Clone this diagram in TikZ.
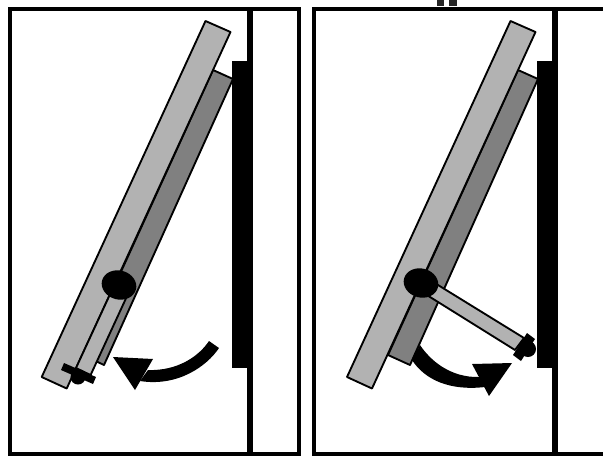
\documentclass[tikz,border=0pt]{standalone}
\begin{document}
\begin{tikzpicture}[x=0.75pt,y=-0.75pt,
  frameline/.style={draw=black,line width=3pt},
  board/.style={draw=black,line width=1.4pt,line join=round},
  lightboard/.style={board,fill=black!30},
  darkboard/.style={board,fill=black!50},
  solidpart/.style={fill=black,draw=none}]
\useasboundingbox (0,0) rectangle (603,455);
% stray top marks
\fill[black!85] (437,0) rectangle (444,6);
\fill[black!85] (449,0) rectangle (457,6);
% left panel
\draw[frameline] (10,9) rectangle (299,453.5);
\draw[line width=4pt] (250,9) -- (250,453.5);
\fill[solidpart] (232,61) rectangle (252,368);
\draw[darkboard] (213,70) -- (233,79) -- (104,365) -- (83,355) -- cycle;
\draw[lightboard] (205.5,21) -- (230.5,32) -- (66.7,388.5) -- (41.7,377) -- cycle;
\draw[lightboard] (112,290) -- (126.6,297) -- (90.6,375) -- (76,368) -- cycle;
\fill[solidpart,rotate around={-15:(119,285)}] (119,285) ellipse [x radius=17.5, y radius=14.5];
\fill[solidpart] (78,377) circle [radius=7.5];
\fill[solidpart] (64,363) -- (96,377) -- (93,384) -- (61,370) -- cycle;
\fill[solidpart] (209,341) .. controls (199,356) and (178,371) .. (148,370) -- (140,381) .. controls (178,387) and (207,366) .. (219,348) -- cycle;
\fill[solidpart] (113,357) -- (153,359) -- (135,390) -- cycle;
% right panel
\draw[frameline] (314,9) rectangle (606,453.5);
\draw[line width=4pt] (555,9) -- (555,453.5);
\fill[solidpart] (537,61) rectangle (557,368);
\draw[darkboard] (518,70) -- (538,79) -- (410,365) -- (388,355) -- cycle;
\draw[lightboard] (510.5,21) -- (535.5,32) -- (372,388.5) -- (347,377) -- cycle;
\draw[lightboard] (425,277) -- (524,338) -- (515,350) -- (422,292) -- cycle;
\fill[solidpart,rotate around={-15:(421,283)}] (421,283) ellipse [x radius=17.5, y radius=14.5];
\fill[solidpart] (528,349) circle [radius=8];
\fill[solidpart] (527,333) -- (535,339) -- (521,361) -- (513,355) -- cycle;
\fill[solidpart] (420,345) .. controls (430,360) and (450,378) .. (480,377) -- (485,387) .. controls (450,391) and (425,380) .. (412,360) -- cycle;
\fill[solidpart] (472,364) -- (512,363) -- (489,396) -- cycle;
\end{tikzpicture}
\end{document}
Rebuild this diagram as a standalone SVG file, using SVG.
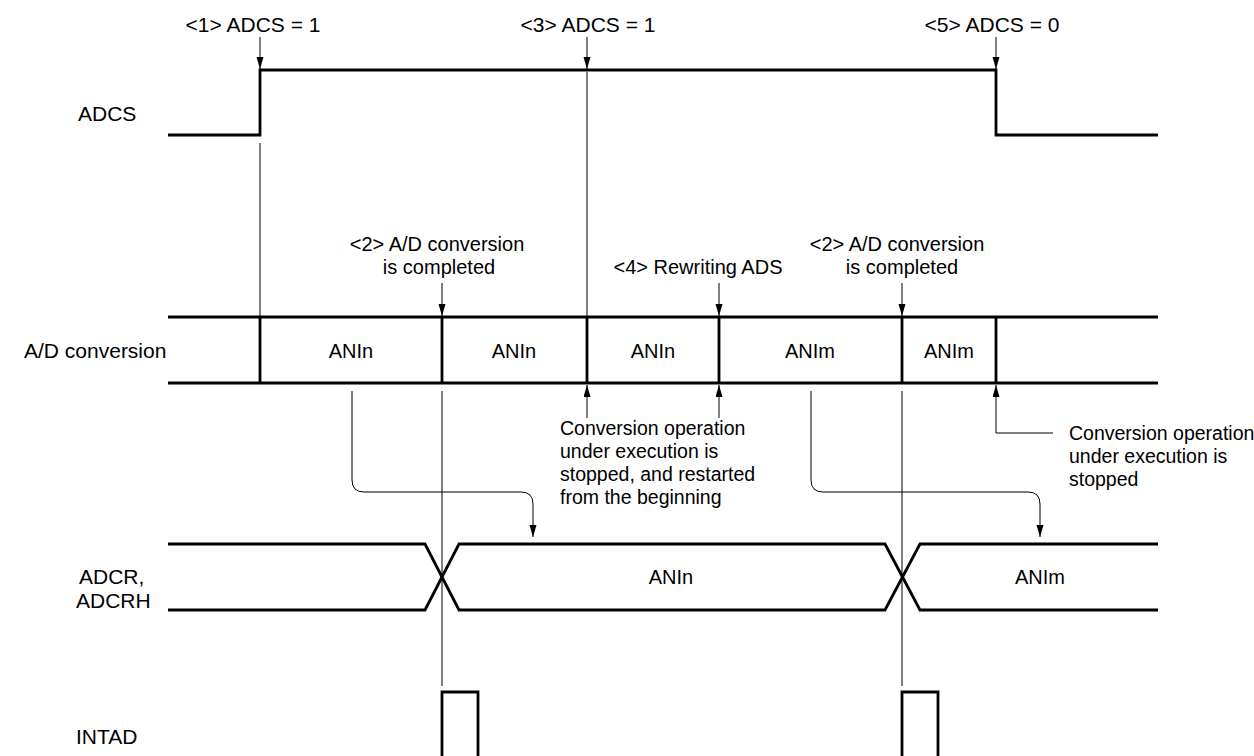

++++++++++

» **WRITTEN EXERCISE**: All of the entries need to be transcribed word for word; pictures are left out.

» **EXERCISE SOLUTION**:
Clone this diagram in TikZ.
\documentclass[tikz,border=0pt]{standalone}
\begin{document}
\begin{tikzpicture}[x=0.75pt,y=-0.75pt,
  frameline/.style={draw=black,line width=3pt},
  board/.style={draw=black,line width=1.4pt,line join=round},
  lightboard/.style={board,fill=black!30},
  darkboard/.style={board,fill=black!50},
  solidpart/.style={fill=black,draw=none}]
\useasboundingbox (0,0) rectangle (603,455);
% stray top marks
\fill[black!85] (437,0) rectangle (444,6);
\fill[black!85] (449,0) rectangle (457,6);
% left panel
\draw[frameline] (10,9) rectangle (299,453.5);
\draw[line width=4pt] (250,9) -- (250,453.5);
\fill[solidpart] (232,61) rectangle (252,368);
\draw[darkboard] (213,70) -- (233,79) -- (104,365) -- (83,355) -- cycle;
\draw[lightboard] (205.5,21) -- (230.5,32) -- (66.7,388.5) -- (41.7,377) -- cycle;
\draw[lightboard] (112,290) -- (126.6,297) -- (90.6,375) -- (76,368) -- cycle;
\fill[solidpart,rotate around={-15:(119,285)}] (119,285) ellipse [x radius=17.5, y radius=14.5];
\fill[solidpart] (78,377) circle [radius=7.5];
\fill[solidpart] (64,363) -- (96,377) -- (93,384) -- (61,370) -- cycle;
\fill[solidpart] (209,341) .. controls (199,356) and (178,371) .. (148,370) -- (140,381) .. controls (178,387) and (207,366) .. (219,348) -- cycle;
\fill[solidpart] (113,357) -- (153,359) -- (135,390) -- cycle;
% right panel
\draw[frameline] (314,9) rectangle (606,453.5);
\draw[line width=4pt] (555,9) -- (555,453.5);
\fill[solidpart] (537,61) rectangle (557,368);
\draw[darkboard] (518,70) -- (538,79) -- (410,365) -- (388,355) -- cycle;
\draw[lightboard] (510.5,21) -- (535.5,32) -- (372,388.5) -- (347,377) -- cycle;
\draw[lightboard] (425,277) -- (524,338) -- (515,350) -- (422,292) -- cycle;
\fill[solidpart,rotate around={-15:(421,283)}] (421,283) ellipse [x radius=17.5, y radius=14.5];
\fill[solidpart] (528,349) circle [radius=8];
\fill[solidpart] (527,333) -- (535,339) -- (521,361) -- (513,355) -- cycle;
\fill[solidpart] (420,345) .. controls (430,360) and (450,378) .. (480,377) -- (485,387) .. controls (450,391) and (425,380) .. (412,360) -- cycle;
\fill[solidpart] (472,364) -- (512,363) -- (489,396) -- cycle;
\end{tikzpicture}
\end{document}
Rebuild this diagram as a standalone SVG file, using SVG.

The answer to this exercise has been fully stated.